** BEGIN DATASET EXTRACT **

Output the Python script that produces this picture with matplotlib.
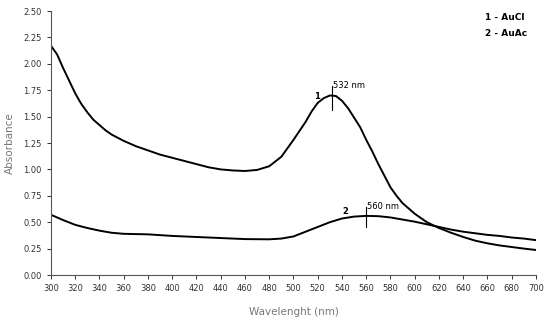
import matplotlib.pyplot as plt
import numpy as np

# curve 1 - AuCl
wl1 = [300, 305, 310, 315, 320, 325, 330, 335, 340, 345, 350, 360, 370, 380, 390, 400,
       410, 420, 430, 440, 450, 460, 470, 480, 490, 500, 510, 515, 520, 525, 530, 535,
       540, 545, 550, 555, 560, 565, 570, 575, 580, 585, 590, 600, 610, 620, 630, 640,
       650, 660, 670, 680, 690, 700]
ab1 = [2.17, 2.09, 1.96, 1.84, 1.72, 1.62, 1.54, 1.47, 1.42, 1.37, 1.33, 1.27, 1.22, 1.18, 1.14, 1.11,
       1.08, 1.05, 1.02, 1.00, 0.99, 0.985, 0.995, 1.03, 1.12, 1.28, 1.45, 1.55, 1.63, 1.675, 1.70, 1.695,
       1.65, 1.58, 1.49, 1.40, 1.28, 1.17, 1.05, 0.94, 0.83, 0.75, 0.68, 0.58, 0.50, 0.445, 0.40, 0.36,
       0.325, 0.30, 0.28, 0.265, 0.25, 0.237]

# curve 2 - AuAc
wl2 = [300, 310, 320, 330, 340, 350, 360, 380, 400, 420, 440, 460, 480, 490, 500, 510,
       520, 530, 540, 550, 560, 570, 580, 590, 600, 610, 620, 630, 640, 650, 660, 670,
       680, 690, 700]
ab2 = [0.57, 0.52, 0.475, 0.445, 0.42, 0.40, 0.39, 0.385, 0.37, 0.36, 0.35, 0.34, 0.338, 0.345, 0.365, 0.41,
       0.455, 0.50, 0.535, 0.553, 0.56, 0.557, 0.545, 0.525, 0.505, 0.48, 0.455, 0.43, 0.41, 0.395, 0.38, 0.37,
       0.355, 0.345, 0.33]

xticks = list(range(300, 701, 20))
yticks = [0.0, 0.25, 0.5, 0.75, 1.0, 1.25, 1.5, 1.75, 2.0, 2.25, 2.5]

fig = plt.figure(figsize=(5.5, 3.21), dpi=100)
ax = fig.add_axes([0.0927, 0.1433, 0.8818, 0.8224])

ax.plot(wl1, ab1, color='black', lw=1.4)
ax.plot(wl2, ab2, color='black', lw=1.4)

# peak markers
ax.plot([532, 532], [1.56, 1.79], color='black', lw=0.8)
ax.plot([560, 560], [0.45, 0.64], color='black', lw=0.8)
ax.text(533, 1.79, '532 nm', fontsize=6, va='center', ha='left')
ax.text(561, 0.65, '560 nm', fontsize=6, va='center', ha='left')
ax.text(519, 1.69, '1', fontsize=6, fontweight='bold', ha='center', va='center')
ax.text(543, 0.60, '2', fontsize=6, fontweight='bold', ha='center', va='center')

fig.text(0.882, 0.947, '1 - AuCl', fontsize=6.5, fontweight='bold', ha='left', va='center')
fig.text(0.882, 0.897, '2 - AuAc', fontsize=6.5, fontweight='bold', ha='left', va='center')

ax.set_xlim(300, 700)
ax.set_ylim(0, 2.5)
ax.set_xticks(xticks)
ax.set_yticks(yticks)
ax.set_yticklabels(['%.2f' % v for v in yticks])
ax.tick_params(labelsize=6, length=3, width=0.7, direction='out', colors='#333333')
for s in ['top', 'right']:
    ax.spines[s].set_visible(False)
for s in ['left', 'bottom']:
    ax.spines[s].set_color('#555555')
    ax.spines[s].set_linewidth(0.8)

ax.set_xlabel('Wavelenght (nm)', fontsize=7.5, color='#777777', labelpad=10)
ax.set_ylabel('Absorbance', fontsize=7.5, color='#777777', labelpad=6)

fig.savefig('out.png', dpi=100)
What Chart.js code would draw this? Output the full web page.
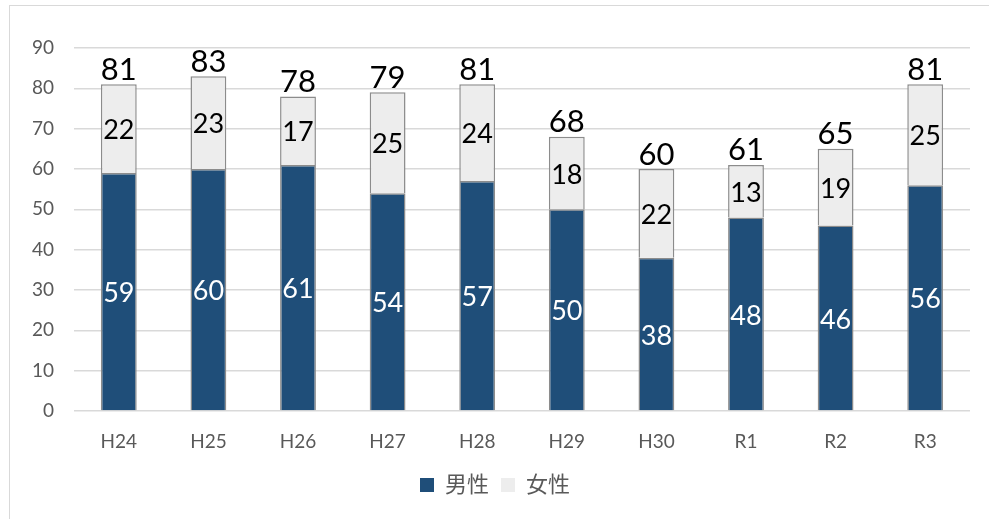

** END DATASET EXTRACT **

▶ [PROBLEM TO WORK ON]:
Show every line that contains the word "Output".

▶ [THE SOLUTION]:
Output the Python script that produces this picture with matplotlib.
What Chart.js code would draw this? Output the full web page.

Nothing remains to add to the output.